As Férias do Sr. Hulot (Les Vacances de Mr. Hulot – 1953)
Mr. Hulot (Jacques Tati) decide passar férias num hotel próximo a um balneário francês, mas acidentes e confusões insistem em acontecer onde quer que ele vá. O bem-intencionado Hulot acaba com a paz do local e impede o descanso dos demais hóspedes, provocando uma onda de catástrofes.
Após vencer o prêmio de melhor roteiro no Festival de Veneza com o projeto anterior, “Carrossel da Esperança”, Tati recusou diversas propostas de trabalho que, invariavelmente, repetiam a proposta de sucesso.
Ele sabiamente preferiu se desafiar enquanto artista, dedicando plena atenção ao conceito libertário desta estreia do desastrado Sr. Hulot (no próprio nome, pronunciado com biquinho, já reside a primeira piada), um esforçado e bem-intencionado operário do caos.

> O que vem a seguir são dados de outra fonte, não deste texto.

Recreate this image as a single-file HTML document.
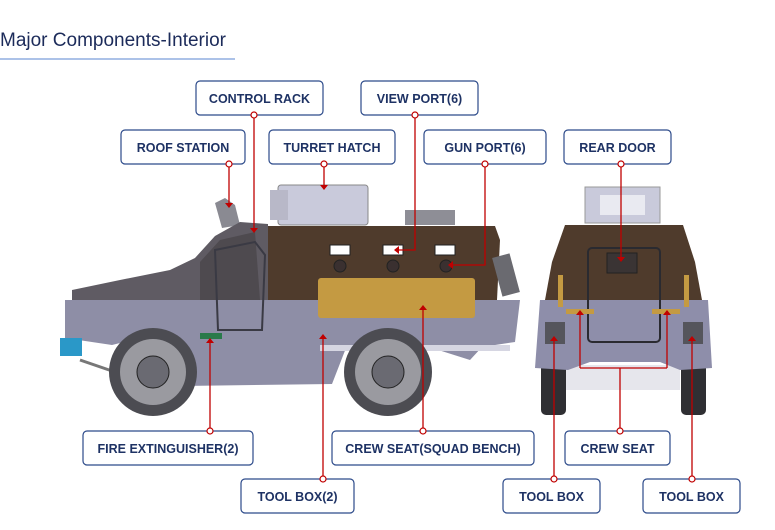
<!DOCTYPE html>
<html><head><meta charset="utf-8"><style>
body{margin:0;background:#fff;width:775px;height:530px;overflow:hidden;font-family:"Liberation Sans",sans-serif}
</style></head><body>
<svg width="775" height="530" viewBox="0 0 775 530" xmlns="http://www.w3.org/2000/svg" style="position:absolute;left:0;top:0">
<text x="0" y="46" font-family="Liberation Sans, sans-serif" font-size="19" fill="#1c2b5a">Major Components-Interior</text>
<line x1="0" y1="59" x2="235" y2="59" stroke="#5a84d0" stroke-width="1"/>

<!-- SIDE VEHICLE -->
<g>
<rect x="278" y="185" width="90" height="40" rx="3" fill="#c9cadb" stroke="#888" stroke-width="1"/>
<rect x="270" y="190" width="18" height="30" fill="#b8b8c8"/>
<rect x="405" y="210" width="50" height="15" fill="#8e8e96"/>
<polygon points="215,203 225,198 235,205 240,225 222,228" fill="#8a8a92"/>
<polygon points="268,226 495,226 500,240 497,300 268,300" fill="#4f3b2c"/>
<polygon points="72,290 120,280 170,270 195,258 215,236 240,222 268,224 268,300 72,300" fill="#5f5b63"/>
<polygon points="200,262 220,240 255,232 260,300 200,300" fill="#4e4a4f"/>
<polygon points="65,300 520,300 515,342 482,347 470,360 432,348 346,348 332,384 182,386 175,352 140,338 112,345 65,338" fill="#8e8ea6"/>
<polygon points="215,250 255,242 265,255 262,330 218,330" fill="none" stroke="#3a3a44" stroke-width="2"/>
<rect x="320" y="345" width="190" height="6" fill="#d6d6e2"/>
<rect x="497" y="255" width="18" height="40" fill="#6a6a70" transform="rotate(-15 506 275)"/>
<rect x="318" y="278" width="157" height="40" rx="3" fill="#c49a42"/>
<rect x="330" y="245" width="20" height="10" fill="#fff" stroke="#222"/>
<rect x="383" y="245" width="20" height="10" fill="#fff" stroke="#222"/>
<rect x="435" y="245" width="20" height="10" fill="#fff" stroke="#222"/>
<circle cx="340" cy="266" r="6" fill="#3a3030" stroke="#222"/>
<circle cx="393" cy="266" r="6" fill="#3a3030" stroke="#222"/>
<circle cx="446" cy="266" r="6" fill="#3a3030" stroke="#222"/>
<rect x="200" y="333" width="22" height="6" fill="#2a7a4a"/>
<rect x="60" y="338" width="22" height="18" fill="#2a98c8"/>
<line x1="80" y1="360" x2="115" y2="372" stroke="#777" stroke-width="3"/>
<circle cx="153" cy="372" r="44" fill="#4c4c52"/>
<circle cx="153" cy="372" r="33" fill="#9a9aa0"/>
<circle cx="153" cy="372" r="16" fill="#6a6a72" stroke="#222"/>
<circle cx="388" cy="372" r="44" fill="#4c4c52"/>
<circle cx="388" cy="372" r="33" fill="#9a9aa0"/>
<circle cx="388" cy="372" r="16" fill="#6a6a72" stroke="#222"/>
</g>

<!-- REAR VEHICLE -->
<g>
<rect x="585" y="187" width="75" height="36" fill="#c9cadb" stroke="#999"/>
<rect x="600" y="195" width="45" height="20" fill="#fff" opacity=".6"/>
<rect x="565" y="365" width="115" height="25" fill="#e6e6ec"/>
<rect x="541" y="350" width="25" height="65" rx="5" fill="#2f2f33"/>
<rect x="681" y="350" width="25" height="65" rx="5" fill="#2f2f33"/>
<polygon points="565,225 683,225 695,262 702,300 545,300 552,262" fill="#4f3b2c"/>
<polygon points="540,300 708,300 712,368 680,370 660,362 590,362 568,370 535,368" fill="#8e8eaa"/>
<rect x="588" y="248" width="72" height="94" rx="4" fill="none" stroke="#2a2a30" stroke-width="2"/>
<rect x="607" y="253" width="30" height="20" fill="#3a3434" stroke="#222"/>
<rect x="558" y="275" width="5" height="32" fill="#c49a42"/>
<rect x="684" y="275" width="5" height="32" fill="#c49a42"/>
<rect x="566" y="309" width="28" height="5" fill="#c49a42"/>
<rect x="652" y="309" width="28" height="5" fill="#c49a42"/>
<rect x="545" y="322" width="20" height="22" fill="#55555c"/>
<rect x="683" y="322" width="20" height="22" fill="#55555c"/>
</g>

<!-- CONNECTORS -->
<g stroke="#c00000" stroke-width="1.3" fill="none">
<path d="M229 164V206"/><path d="M254 115V231"/><path d="M324 164V188"/>
<path d="M415 115V250H396"/><path d="M485 164V265H450"/><path d="M621 164V260"/>
<path d="M210 431V340"/><path d="M323 479V336"/><path d="M423 431V307"/>
<path d="M620 431V368M580 368H667M580 368V312M667 368V312"/>
<path d="M554 479V338"/><path d="M692 479V338"/>
</g>
<g fill="#c00000">
<path d="M225 203h8l-4 5z"/><path d="M250 228h8l-4 5z"/><path d="M320 185h8l-4 5z"/>
<path d="M399 246v8l-5-4z"/><path d="M453 261v8l-5-4z"/><path d="M617 257h8l-4 5z"/>
<path d="M206 343h8l-4-5z"/><path d="M319 339h8l-4-5z"/><path d="M419 310h8l-4-5z"/>
<path d="M576 315h8l-4-5z"/><path d="M663 315h8l-4-5z"/>
<path d="M550 341h8l-4-5z"/><path d="M688 341h8l-4-5z"/>
</g>

<!-- LABEL BOXES -->
<g fill="#fff" stroke="#2c4a8a" stroke-width="1.2">
<rect x="196" y="81" width="127" height="34" rx="4"/>
<rect x="361" y="81" width="117" height="34" rx="4"/>
<rect x="121" y="130" width="124" height="34" rx="4"/>
<rect x="269" y="130" width="126" height="34" rx="4"/>
<rect x="424" y="130" width="122" height="34" rx="4"/>
<rect x="564" y="130" width="107" height="34" rx="4"/>
<rect x="83" y="431" width="170" height="34" rx="4"/>
<rect x="332" y="431" width="202" height="34" rx="4"/>
<rect x="241" y="479" width="113" height="34" rx="4"/>
<rect x="565" y="431" width="105" height="34" rx="4"/>
<rect x="503" y="479" width="97" height="34" rx="4"/>
<rect x="643" y="479" width="97" height="34" rx="4"/>
</g>
<g fill="#fff" stroke="#c00000" stroke-width="1.2">
<circle cx="254" cy="115" r="3"/><circle cx="415" cy="115" r="3"/><circle cx="229" cy="164" r="3"/>
<circle cx="324" cy="164" r="3"/><circle cx="485" cy="164" r="3"/><circle cx="621" cy="164" r="3"/>
<circle cx="210" cy="431" r="3"/><circle cx="423" cy="431" r="3"/><circle cx="323" cy="479" r="3"/>
<circle cx="620" cy="431" r="3"/><circle cx="554" cy="479" r="3"/><circle cx="692" cy="479" r="3"/>
</g>
<g font-family="Liberation Sans, sans-serif" font-size="12.5" font-weight="bold" fill="#1e3264" text-anchor="middle">
<text x="259.5" y="103">CONTROL RACK</text>
<text x="419.5" y="103">VIEW PORT(6)</text>
<text x="183" y="152">ROOF STATION</text>
<text x="332" y="152">TURRET HATCH</text>
<text x="485" y="152">GUN PORT(6)</text>
<text x="617.5" y="152">REAR DOOR</text>
<text x="168" y="453">FIRE EXTINGUISHER(2)</text>
<text x="433" y="453">CREW SEAT(SQUAD BENCH)</text>
<text x="297.5" y="501">TOOL BOX(2)</text>
<text x="617.5" y="453">CREW SEAT</text>
<text x="551.5" y="501">TOOL BOX</text>
<text x="691.5" y="501">TOOL BOX</text>
</g>
</svg>
</body></html>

A estrutura narrativa em vinhetas cômicas, explorando todas as possibilidades de linguagem, quase sempre sem diálogos, elemento que foi criticado por alguns veículos à época, decisão de Tati objetivando retratar a banalidade entediante e realista da rotina dos turistas no local, inspirou Jerry Lewis em sua estreia na direção, com “O Mensageiro Trapalhão”, Blake Edwards em “Um Convidado Bem Trapalhão”, com Peter Sellers, mas também serviu como referência principal ao inglês Rowan Atkinson, na criação do personagem “Mr. Bean”.
As situações são hilárias, o tapa com sonoridade intensificada da mãe no rosto do menino travesso, o grupo desesperado tentando pegar um trem na plataforma de embarque, descendo e subindo escadas, sempre chegando no segundo em que ele está partindo, a cabeça da criança enroscada no volante do ônibus lotado, o cão que se recusa a levantar, impedindo a passagem do carro, o atendente do hotel que, ao ver um homem obeso entrar pela porta, analisa a quantidade de fatias restantes a cortar de carne, a ventania que perturba as pessoas no saguão quando o protagonista deixa a porta de entrada aberta.
A admiração despertada no marido desencantado com o relacionamento e que projeta em Hulot suas fantasias de solteiro, breves momentos, tecnicamente rebeldes à captura do tempo abstrato de uma divisão clássica de cenas em um roteiro, protagonizados por variadas caricaturas, pensadores socialistas e empresários capitalistas ostentam suas riquezas juntos, todos são iguais e vivem em harmonia com roupas de banho à beira-mar.
Ao buscar inspiração em suas lembranças de menino nas viagens da família, nostalgia que invade o público que se identifica imediatamente, o genial Tati presenteou o mundo com uma obra que segue encantadora e, acima de tudo, eficiente.
Ao final, com a partida dos turistas, a melancolia comovente do local abandonado ainda me toca profundamente. Não envelheceu sequer um segundo este “As Férias do Sr. Hulot”.